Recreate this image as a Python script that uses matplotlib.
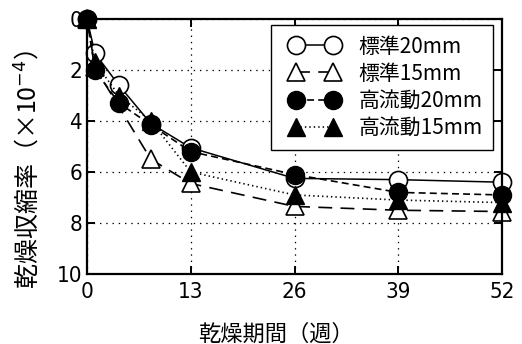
import matplotlib
matplotlib.use("Agg")
import matplotlib.pyplot as plt
from matplotlib.legend_handler import HandlerLine2D

plt.rcParams['font.family'] = ['Noto Sans CJK JP', 'DejaVu Sans']
plt.rcParams['mathtext.fontset'] = 'dejavusans'
plt.rcParams['lines.scale_dashes'] = False

# drying period (weeks) and drying shrinkage (x10^-4)
weeks = [0, 1, 4, 8, 13, 26, 39, 52]
std20 = [0, 1.35, 2.6, 4.1, 5.05, 6.25, 6.3, 6.4]
weeks_std15 = [0, 1, 8, 13, 26, 39, 52]
std15 = [0, 1.9, 5.5, 6.45, 7.35, 7.5, 7.55]
hf20 = [0, 2.0, 3.3, 4.15, 5.2, 6.1, 6.8, 6.9]
hf15 = [0, 1.7, 3.0, 4.0, 6.0, 6.9, 7.1, 7.2]

labels = ['標準20mm', '標準15mm', '高流動20mm', '高流動15mm']
xticks = [0, 13, 26, 39, 52]
yticks = [0, 2, 4, 6, 8, 10]

fig = plt.figure(figsize=(5.22, 3.44), dpi=100)
ax = fig.add_axes([87/522, 1-274/344, 415/522, 255/344])

ms = 13
lines = []
lines += ax.plot(weeks, std20, color='k', lw=1.1, ls='-', marker='o', ms=ms,
                 mfc='white', mec='k', mew=1.2, clip_on=False, label=labels[0])
lines += ax.plot(weeks_std15, std15, color='k', lw=1.2, ls=(0, (10, 6)), marker='^', ms=ms,
                 mfc='white', mec='k', mew=1.2, clip_on=False, label=labels[1])
lines += ax.plot(weeks, hf20, color='k', lw=1.2, ls=(0, (5, 3)), marker='o', ms=ms,
                 mfc='k', mec='k', clip_on=False, label=labels[2])
lines += ax.plot(weeks, hf15, color='k', lw=1.2, ls=(0, (1, 2.2)), marker='^', ms=ms,
                 mfc='k', mec='k', clip_on=False, label=labels[3])

ax.set_xlim(0, 52)
ax.set_ylim(10, 0)
ax.set_xticks(xticks)
ax.set_yticks(yticks)
ax.grid(True, color='k', lw=0.9, ls=(0, (1, 3.5)))
ax.tick_params(direction='in', length=6, width=1.4, labelsize=16,
               top=True, right=True, pad=3.5)
ax.tick_params(axis='x', pad=6)
for lbl in ax.get_xticklabels() + ax.get_yticklabels():
    lbl.set_family('DejaVu Sans')
    lbl.set_fontstretch('condensed')
for s in ax.spines.values():
    s.set_linewidth(1.6)

ax.set_xlabel('乾燥期間（週）', fontsize=16)
ax.xaxis.set_label_coords(0.455, -0.19)
ax.set_ylabel('乾燥収縮率（×10$^{-4}$）', fontsize=18)
ax.yaxis.set_label_coords(-0.105, 0.41)

handler = HandlerLine2D(numpoints=2, marker_pad=0.7)
leg = ax.legend(handles=lines, loc='upper right', bbox_to_anchor=(0.978, 0.976),
                fontsize=15, handler_map={l: handler for l in lines},
                handlelength=3.2, handletextpad=0.5,
                labelspacing=0.25, borderpad=0.5, fancybox=False,
                framealpha=1, edgecolor='k', borderaxespad=0)
leg.get_frame().set_linewidth(1.0)

fig.savefig('out.png', dpi=100)
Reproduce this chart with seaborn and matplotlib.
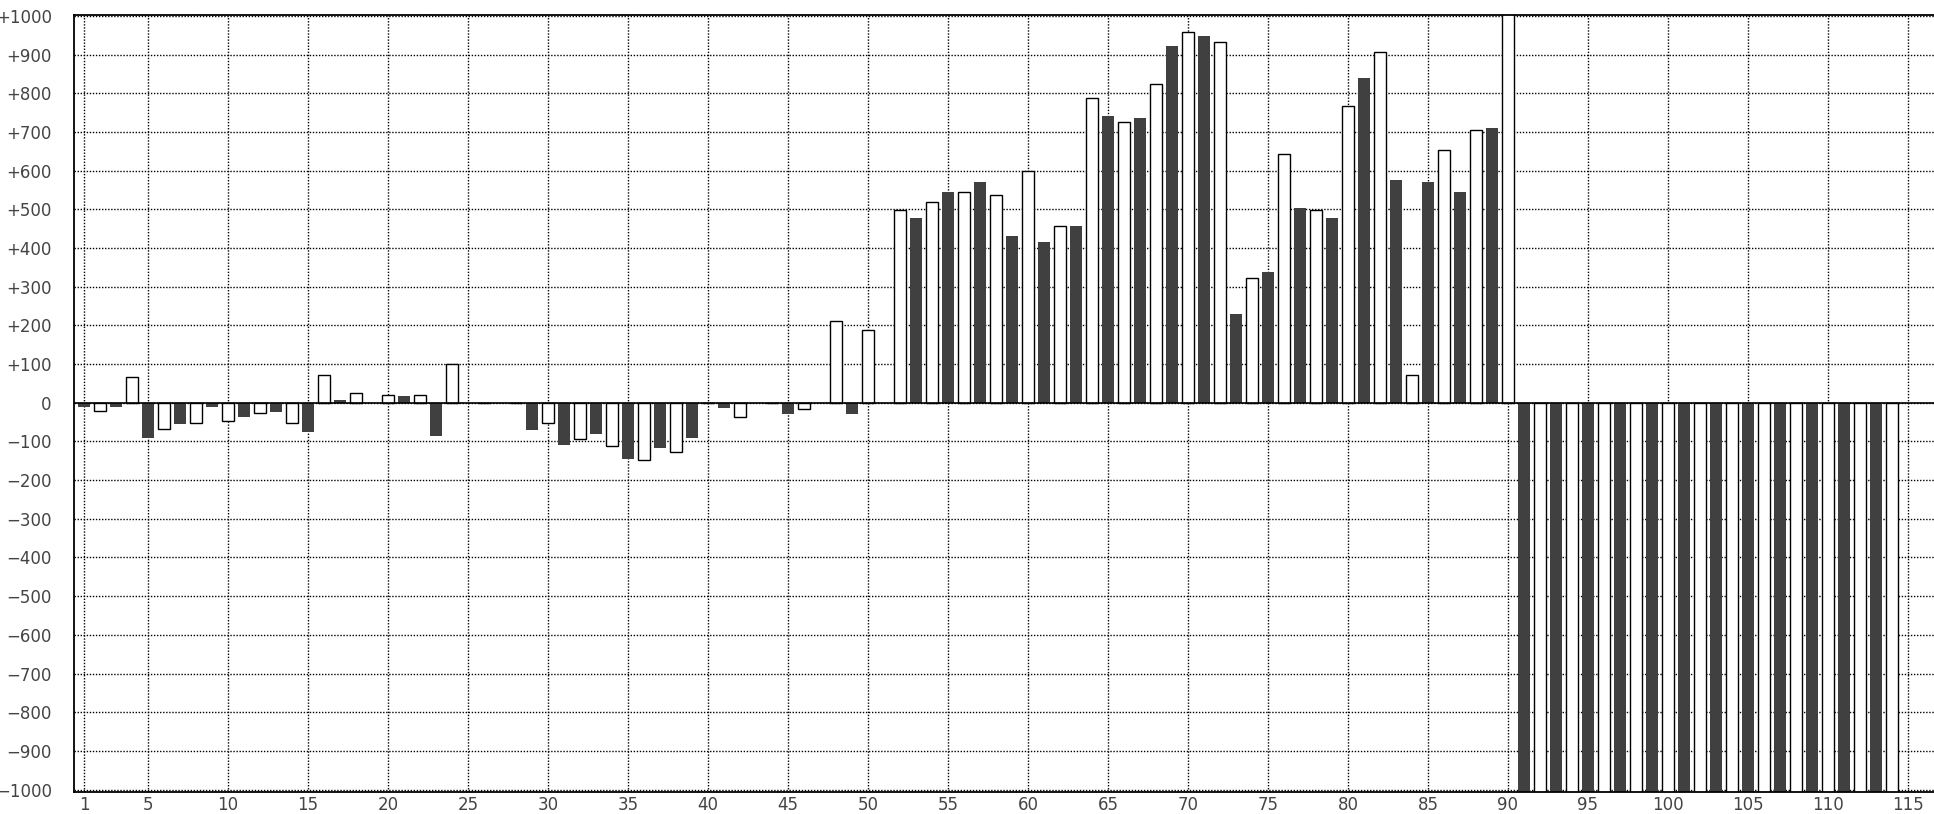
import matplotlib
matplotlib.use("Agg")
import matplotlib.pyplot as plt
import seaborn as sns
import pandas as pd

# ---- data -------------------------------------------------------------
# dark bars sit on odd positions 1,3,...,113 ; white bars on even positions 2,4,...,114
dark_positions = list(range(1, 114, 2))
dark_values = [-12, -12, -90, -54, -12, -38, -23, -75, 7, 0,
               17, -85, 0, 0, -71, -108, -82, -145, -118, -92,
               -13, 0, -29, 0, -29, 0, 477, 544, 571, 431,
               416, 457, 742, 737, 923, 949, 230, 338, 504, 477,
               840, 576, 571, 545, 711,
               -1100, -1100, -1100, -1100, -1100, -1100,
               -1100, -1100, -1100, -1100, -1100, -1100]
white_positions = list(range(2, 115, 2))
white_values = [-21, 67, -69, -52, -47, -27, -52, 72, 26, 21,
                21, 100, 0, 0, -53, -95, -112, -149, -127, 0,
                -38, 0, -17, 210, 188, 497, 518, 544, 538, 598,
                456, 787, 725, 823, 958, 932, 322, 642, 497, 766,
                906, 72, 652, 704, 1100,
                -1100, -1100, -1100, -1100, -1100, -1100,
                -1100, -1100, -1100, -1100, -1100, -1100]
x_tick_values = [1, 5, 10, 15, 20, 25, 30, 35, 40, 45, 50, 55, 60, 65, 70,
                 75, 80, 85, 90, 95, 100, 105, 110, 115]
y_tick_values = [1000, 900, 800, 700, 600, 500, 400, 300, 200, 100, 0,
                 -100, -200, -300, -400, -500, -600, -700, -800, -900, -1000]
y_tick_labels = ["+1000", "+900", "+800", "+700", "+600", "+500", "+400",
                 "+300", "+200", "+100", "0", "\u2212100", "\u2212200",
                 "\u2212300", "\u2212400", "\u2212500", "\u2212600",
                 "\u2212700", "\u2212800", "\u2212900", "\u22121000"]

# ---- figure -----------------------------------------------------------
sns.set_theme(style="white")
plt.rcParams['font.family'] = ['DejaVu Sans']

W, H = 1934, 814
fig = plt.figure(figsize=(W / 100, H / 100), dpi=100)
ax_left, ax_right, ax_top, ax_bottom = 74, 1934, 14.7, 792.3
ax = fig.add_axes([ax_left / W, (H - ax_bottom) / H,
                   (ax_right - ax_left) / W, (ax_bottom - ax_top) / H])

order = list(range(1, 115))
dark_df = pd.DataFrame({"pos": dark_positions, "value": dark_values})
white_df = pd.DataFrame({"pos": white_positions, "value": white_values})

sns.barplot(data=dark_df, x="pos", y="value", order=order, color="#404040",
            saturation=1, width=0.75, errorbar=None, linewidth=0,
            edgecolor="none", ax=ax, zorder=2)
sns.barplot(data=white_df, x="pos", y="value", order=order, color="white",
            saturation=1, width=0.70, errorbar=None, linewidth=1.0,
            edgecolor="black", ax=ax, zorder=2)

# category index i corresponds to position i+1
ax.set_xlim(0.375 - 1, 116.625 - 1)
ax.set_ylim(-1007, 1003)
ax.set_xticks([v - 1 for v in x_tick_values])
ax.set_xticklabels([str(v) for v in x_tick_values])
ax.set_yticks(y_tick_values)
ax.set_yticklabels(y_tick_labels)
ax.set_xlabel("")
ax.set_ylabel("")

ax.set_axisbelow(True)
ax.grid(True, which="major", axis="both", color="black",
        linestyle=(0, (1, 1.2)), linewidth=1.0)
ax.axhline(0, color="black", linewidth=1.2, zorder=3)

ax.tick_params(axis="both", length=0, labelsize=12, labelcolor="#444444")
ax.tick_params(axis="y", pad=16)
ax.tick_params(axis="x", pad=3)

for side in ["left", "top", "bottom"]:
    ax.spines[side].set_visible(True)
    ax.spines[side].set_color("black")
    ax.spines[side].set_linewidth(1.3)
ax.spines["right"].set_visible(False)

fig.savefig("out.png", dpi=100)
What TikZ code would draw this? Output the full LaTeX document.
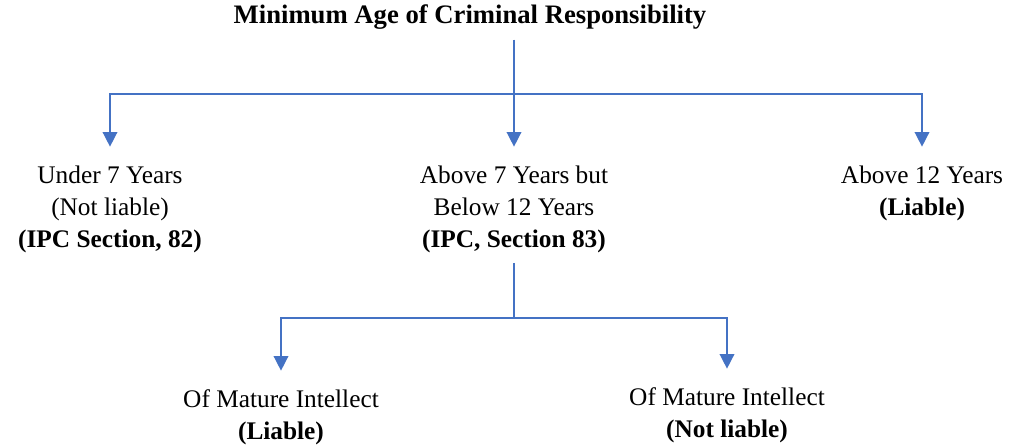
\documentclass[tikz,border=0pt]{standalone}
\usepackage{fontspec}
\setmainfont{Liberation Serif}
\usetikzlibrary{arrows.meta,positioning,calc}
\definecolor{linkblue}{HTML}{4472C4}

\begin{document}
\begin{tikzpicture}[
  x=0.75pt, y=0.75pt,
  >={Triangle[length=11pt,width=11pt]},
  link/.style={draw=linkblue, line width=1.1pt},
  arrow/.style={link, ->, linkblue, shorten >=7pt},
  stem/.style={link, shorten <=0.5pt},
  caption/.style={align=center, inner xsep=2pt, inner ysep=7pt,
                  font=\fontsize{19pt}{24pt}\selectfont},
  heading/.style={caption, font=\fontsize{20pt}{24pt}\selectfont\bfseries},
]
\useasboundingbox (0,0) rectangle (1010,-446);

% --- Title and first fork ---
\node[heading] (title) at (470,-17) {Minimum Age of Criminal Responsibility};
\coordinate (fork) at (514,-94);

% --- Three age groups ---
\node[caption, anchor=north] (under) at (110,-156)
  {Under 7 Years\\(Not liable)\\\textbf{(IPC Section, 82)}};
\node[caption, anchor=north] (mid)   at (514,-156)
  {Above 7 Years but\\Below 12 Years\\\textbf{(IPC, Section 83)}};
\node[caption, anchor=north] (over)  at (922,-156)
  {Above 12 Years\\\textbf{(Liable)}};

% --- Second fork under the middle group ---
\coordinate (fork2) at (514,-318);
\node[caption, anchor=north] (mature) at (281,-380)
  {Of Mature Intellect\\\textbf{(Liable)}};
\node[caption, anchor=north] (immature) at (727,-378)
  {Of Mature Intellect\\\textbf{(Not liable)}};

% connectors
\draw[stem] (title.south -| fork) -- (fork);
\draw[arrow] (fork) -| (under.north);
\draw[arrow] (fork) -- (mid.north);
\draw[arrow] (fork) -| (over.north);

\draw[stem] (mid.south) -- (fork2);
\draw[arrow] (fork2) -| (mature.north);
\draw[arrow] (fork2) -| (immature.north);
\end{tikzpicture}
\end{document}
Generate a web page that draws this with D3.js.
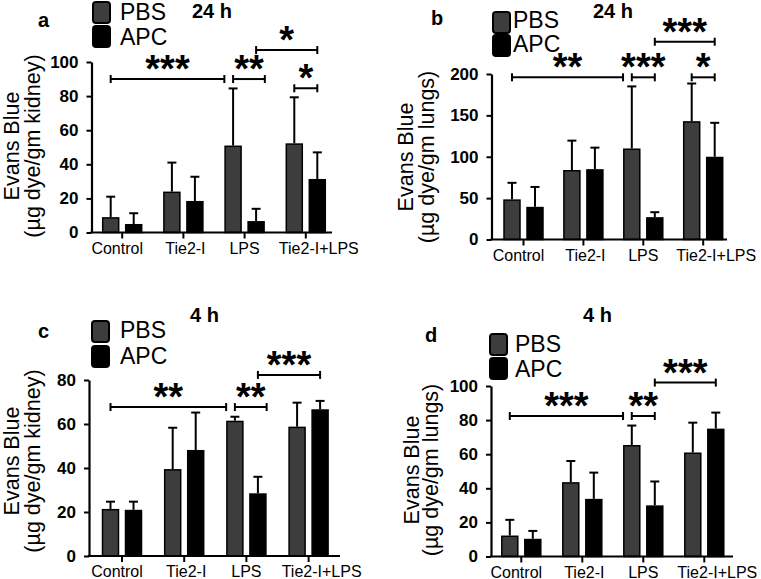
=====
Skip the pictures and quote each line of the entries above, from the first through the line with "ax.yaxis.set_label_coords(-0.105, 0.41)", exactly as it appears.

• **Completed task**
Recreate this image as a Python script that uses matplotlib.
import matplotlib
matplotlib.use("Agg")
import matplotlib.pyplot as plt
from matplotlib.legend_handler import HandlerLine2D

plt.rcParams['font.family'] = ['Noto Sans CJK JP', 'DejaVu Sans']
plt.rcParams['mathtext.fontset'] = 'dejavusans'
plt.rcParams['lines.scale_dashes'] = False

# drying period (weeks) and drying shrinkage (x10^-4)
weeks = [0, 1, 4, 8, 13, 26, 39, 52]
std20 = [0, 1.35, 2.6, 4.1, 5.05, 6.25, 6.3, 6.4]
weeks_std15 = [0, 1, 8, 13, 26, 39, 52]
std15 = [0, 1.9, 5.5, 6.45, 7.35, 7.5, 7.55]
hf20 = [0, 2.0, 3.3, 4.15, 5.2, 6.1, 6.8, 6.9]
hf15 = [0, 1.7, 3.0, 4.0, 6.0, 6.9, 7.1, 7.2]

labels = ['標準20mm', '標準15mm', '高流動20mm', '高流動15mm']
xticks = [0, 13, 26, 39, 52]
yticks = [0, 2, 4, 6, 8, 10]

fig = plt.figure(figsize=(5.22, 3.44), dpi=100)
ax = fig.add_axes([87/522, 1-274/344, 415/522, 255/344])

ms = 13
lines = []
lines += ax.plot(weeks, std20, color='k', lw=1.1, ls='-', marker='o', ms=ms,
                 mfc='white', mec='k', mew=1.2, clip_on=False, label=labels[0])
lines += ax.plot(weeks_std15, std15, color='k', lw=1.2, ls=(0, (10, 6)), marker='^', ms=ms,
                 mfc='white', mec='k', mew=1.2, clip_on=False, label=labels[1])
lines += ax.plot(weeks, hf20, color='k', lw=1.2, ls=(0, (5, 3)), marker='o', ms=ms,
                 mfc='k', mec='k', clip_on=False, label=labels[2])
lines += ax.plot(weeks, hf15, color='k', lw=1.2, ls=(0, (1, 2.2)), marker='^', ms=ms,
                 mfc='k', mec='k', clip_on=False, label=labels[3])

ax.set_xlim(0, 52)
ax.set_ylim(10, 0)
ax.set_xticks(xticks)
ax.set_yticks(yticks)
ax.grid(True, color='k', lw=0.9, ls=(0, (1, 3.5)))
ax.tick_params(direction='in', length=6, width=1.4, labelsize=16,
               top=True, right=True, pad=3.5)
ax.tick_params(axis='x', pad=6)
for lbl in ax.get_xticklabels() + ax.get_yticklabels():
    lbl.set_family('DejaVu Sans')
    lbl.set_fontstretch('condensed')
for s in ax.spines.values():
    s.set_linewidth(1.6)

ax.set_xlabel('乾燥期間（週）', fontsize=16)
ax.xaxis.set_label_coords(0.455, -0.19)
ax.set_ylabel('乾燥収縮率（×10$^{-4}$）', fontsize=18)
ax.yaxis.set_label_coords(-0.105, 0.41)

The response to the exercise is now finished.